◆ RECORDS ◆

== == ==

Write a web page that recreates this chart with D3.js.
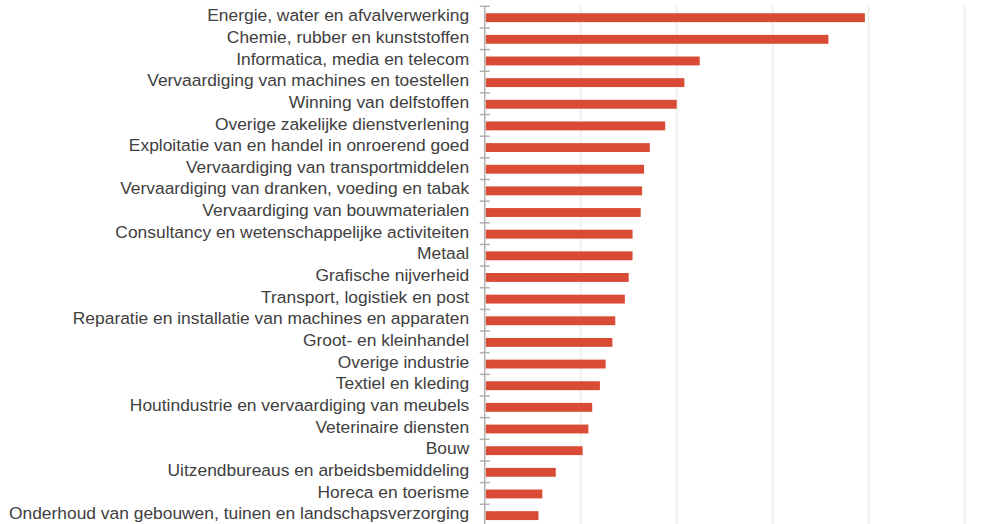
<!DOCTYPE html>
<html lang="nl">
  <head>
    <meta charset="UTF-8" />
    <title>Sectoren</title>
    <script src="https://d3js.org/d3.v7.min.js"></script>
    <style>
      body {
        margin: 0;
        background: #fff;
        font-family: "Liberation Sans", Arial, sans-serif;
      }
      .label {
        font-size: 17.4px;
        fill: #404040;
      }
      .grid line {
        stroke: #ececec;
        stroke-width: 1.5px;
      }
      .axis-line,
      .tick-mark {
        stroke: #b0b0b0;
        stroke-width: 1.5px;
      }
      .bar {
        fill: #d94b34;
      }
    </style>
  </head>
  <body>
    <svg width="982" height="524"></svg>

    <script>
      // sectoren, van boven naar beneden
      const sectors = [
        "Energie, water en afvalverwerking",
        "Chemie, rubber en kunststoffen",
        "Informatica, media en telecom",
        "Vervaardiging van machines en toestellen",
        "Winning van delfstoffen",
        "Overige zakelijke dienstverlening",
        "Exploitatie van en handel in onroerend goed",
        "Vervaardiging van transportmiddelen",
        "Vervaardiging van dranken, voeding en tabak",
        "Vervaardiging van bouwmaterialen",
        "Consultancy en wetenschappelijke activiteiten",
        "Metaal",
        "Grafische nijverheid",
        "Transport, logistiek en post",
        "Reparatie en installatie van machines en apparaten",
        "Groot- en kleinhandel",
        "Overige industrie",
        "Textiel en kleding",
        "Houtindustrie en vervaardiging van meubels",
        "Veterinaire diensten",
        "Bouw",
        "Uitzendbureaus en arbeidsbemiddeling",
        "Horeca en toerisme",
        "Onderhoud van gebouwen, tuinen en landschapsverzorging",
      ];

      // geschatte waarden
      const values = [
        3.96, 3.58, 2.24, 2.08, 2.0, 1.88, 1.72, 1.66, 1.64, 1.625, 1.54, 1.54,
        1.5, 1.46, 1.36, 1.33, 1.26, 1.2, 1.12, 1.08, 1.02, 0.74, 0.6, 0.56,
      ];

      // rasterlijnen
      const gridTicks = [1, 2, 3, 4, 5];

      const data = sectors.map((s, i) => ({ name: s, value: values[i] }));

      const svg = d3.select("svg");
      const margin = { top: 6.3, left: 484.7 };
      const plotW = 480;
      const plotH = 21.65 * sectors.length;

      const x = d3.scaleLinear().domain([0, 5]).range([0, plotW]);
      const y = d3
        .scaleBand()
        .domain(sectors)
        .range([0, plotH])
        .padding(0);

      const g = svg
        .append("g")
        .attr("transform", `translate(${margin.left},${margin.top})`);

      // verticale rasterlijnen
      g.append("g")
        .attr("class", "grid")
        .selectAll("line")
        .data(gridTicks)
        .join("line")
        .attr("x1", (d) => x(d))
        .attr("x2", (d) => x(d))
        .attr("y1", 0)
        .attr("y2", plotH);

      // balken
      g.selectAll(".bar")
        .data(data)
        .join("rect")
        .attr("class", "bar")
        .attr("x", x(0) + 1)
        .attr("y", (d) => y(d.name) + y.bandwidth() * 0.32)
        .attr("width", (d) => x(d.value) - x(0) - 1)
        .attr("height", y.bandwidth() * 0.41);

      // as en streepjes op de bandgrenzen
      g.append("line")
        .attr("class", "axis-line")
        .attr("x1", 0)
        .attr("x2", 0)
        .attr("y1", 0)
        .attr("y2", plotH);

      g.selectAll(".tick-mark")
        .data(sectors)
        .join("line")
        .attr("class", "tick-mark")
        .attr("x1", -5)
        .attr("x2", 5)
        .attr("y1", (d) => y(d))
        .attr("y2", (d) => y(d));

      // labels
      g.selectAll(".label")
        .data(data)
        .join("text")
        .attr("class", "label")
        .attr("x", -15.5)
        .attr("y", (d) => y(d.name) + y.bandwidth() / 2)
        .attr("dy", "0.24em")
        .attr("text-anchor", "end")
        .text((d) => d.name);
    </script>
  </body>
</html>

== == ==

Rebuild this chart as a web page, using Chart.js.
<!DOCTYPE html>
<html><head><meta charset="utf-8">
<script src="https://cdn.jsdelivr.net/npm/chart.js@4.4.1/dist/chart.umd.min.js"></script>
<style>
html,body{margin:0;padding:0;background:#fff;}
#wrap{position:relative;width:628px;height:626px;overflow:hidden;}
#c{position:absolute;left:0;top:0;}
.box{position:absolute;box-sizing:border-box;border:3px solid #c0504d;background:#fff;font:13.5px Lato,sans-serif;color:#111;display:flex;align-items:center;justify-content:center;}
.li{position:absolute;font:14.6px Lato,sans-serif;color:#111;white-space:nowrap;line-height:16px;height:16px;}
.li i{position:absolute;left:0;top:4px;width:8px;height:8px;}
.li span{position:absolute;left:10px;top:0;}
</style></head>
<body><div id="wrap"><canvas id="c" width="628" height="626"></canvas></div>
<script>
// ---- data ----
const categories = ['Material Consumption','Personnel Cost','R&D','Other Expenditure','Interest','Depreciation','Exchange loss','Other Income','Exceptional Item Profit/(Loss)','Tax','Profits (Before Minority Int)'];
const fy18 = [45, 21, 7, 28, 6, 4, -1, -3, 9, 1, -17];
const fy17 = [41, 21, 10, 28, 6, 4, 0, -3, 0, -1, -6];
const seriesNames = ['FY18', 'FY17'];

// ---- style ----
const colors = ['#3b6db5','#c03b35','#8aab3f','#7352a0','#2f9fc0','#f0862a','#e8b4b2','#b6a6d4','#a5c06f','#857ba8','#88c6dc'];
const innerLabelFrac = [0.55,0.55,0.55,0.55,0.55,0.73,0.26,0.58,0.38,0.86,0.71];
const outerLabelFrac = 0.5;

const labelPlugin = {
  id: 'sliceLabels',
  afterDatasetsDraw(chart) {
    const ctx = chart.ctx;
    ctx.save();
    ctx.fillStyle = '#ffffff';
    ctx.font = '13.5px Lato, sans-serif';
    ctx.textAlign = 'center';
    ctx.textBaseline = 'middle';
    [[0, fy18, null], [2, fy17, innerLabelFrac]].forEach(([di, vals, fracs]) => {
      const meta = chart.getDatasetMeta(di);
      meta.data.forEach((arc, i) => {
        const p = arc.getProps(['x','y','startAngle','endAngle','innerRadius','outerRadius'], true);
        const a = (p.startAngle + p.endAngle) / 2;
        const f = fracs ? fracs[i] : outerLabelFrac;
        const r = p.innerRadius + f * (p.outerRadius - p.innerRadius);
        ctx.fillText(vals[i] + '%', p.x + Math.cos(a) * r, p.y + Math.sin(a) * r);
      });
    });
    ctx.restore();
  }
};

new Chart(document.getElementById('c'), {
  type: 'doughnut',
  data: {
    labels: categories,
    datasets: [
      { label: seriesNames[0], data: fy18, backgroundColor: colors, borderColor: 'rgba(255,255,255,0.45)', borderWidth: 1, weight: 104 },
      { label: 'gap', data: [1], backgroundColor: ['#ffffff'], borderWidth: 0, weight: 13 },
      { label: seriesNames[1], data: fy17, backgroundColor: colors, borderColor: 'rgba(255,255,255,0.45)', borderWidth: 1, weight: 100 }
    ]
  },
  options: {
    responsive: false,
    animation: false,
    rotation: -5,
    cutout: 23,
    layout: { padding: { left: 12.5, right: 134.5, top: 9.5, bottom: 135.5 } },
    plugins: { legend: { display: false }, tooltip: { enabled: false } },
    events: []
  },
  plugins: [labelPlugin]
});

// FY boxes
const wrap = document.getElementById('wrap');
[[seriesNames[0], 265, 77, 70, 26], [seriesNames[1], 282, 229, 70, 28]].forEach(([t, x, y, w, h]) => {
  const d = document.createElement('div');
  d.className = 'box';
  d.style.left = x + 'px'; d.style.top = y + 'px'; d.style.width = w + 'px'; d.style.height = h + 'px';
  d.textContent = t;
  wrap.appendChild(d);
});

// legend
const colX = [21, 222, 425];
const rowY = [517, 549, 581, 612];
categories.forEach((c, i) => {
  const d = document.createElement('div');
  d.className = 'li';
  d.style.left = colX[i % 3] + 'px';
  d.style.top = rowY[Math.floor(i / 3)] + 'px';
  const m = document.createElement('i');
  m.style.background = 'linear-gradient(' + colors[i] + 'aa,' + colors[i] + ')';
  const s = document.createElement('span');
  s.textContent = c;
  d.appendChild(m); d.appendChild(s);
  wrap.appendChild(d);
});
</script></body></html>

== == ==

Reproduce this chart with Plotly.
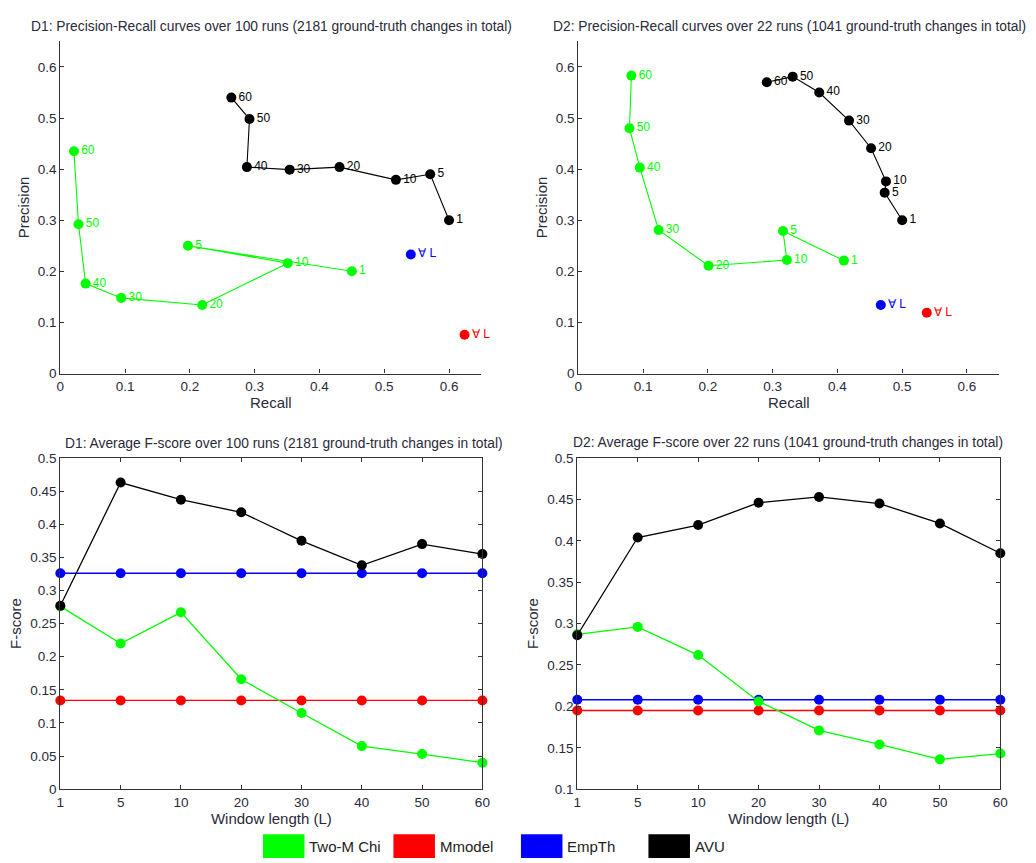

== == ==

◆ TO DO ◆
Examine the records and pull out every line where the string "with" occurs.

◆ SOLUTION TO THIS EXERCISE ◆
Write a web page that recreates this chart with D3.js.
Reproduce this chart with Plotly.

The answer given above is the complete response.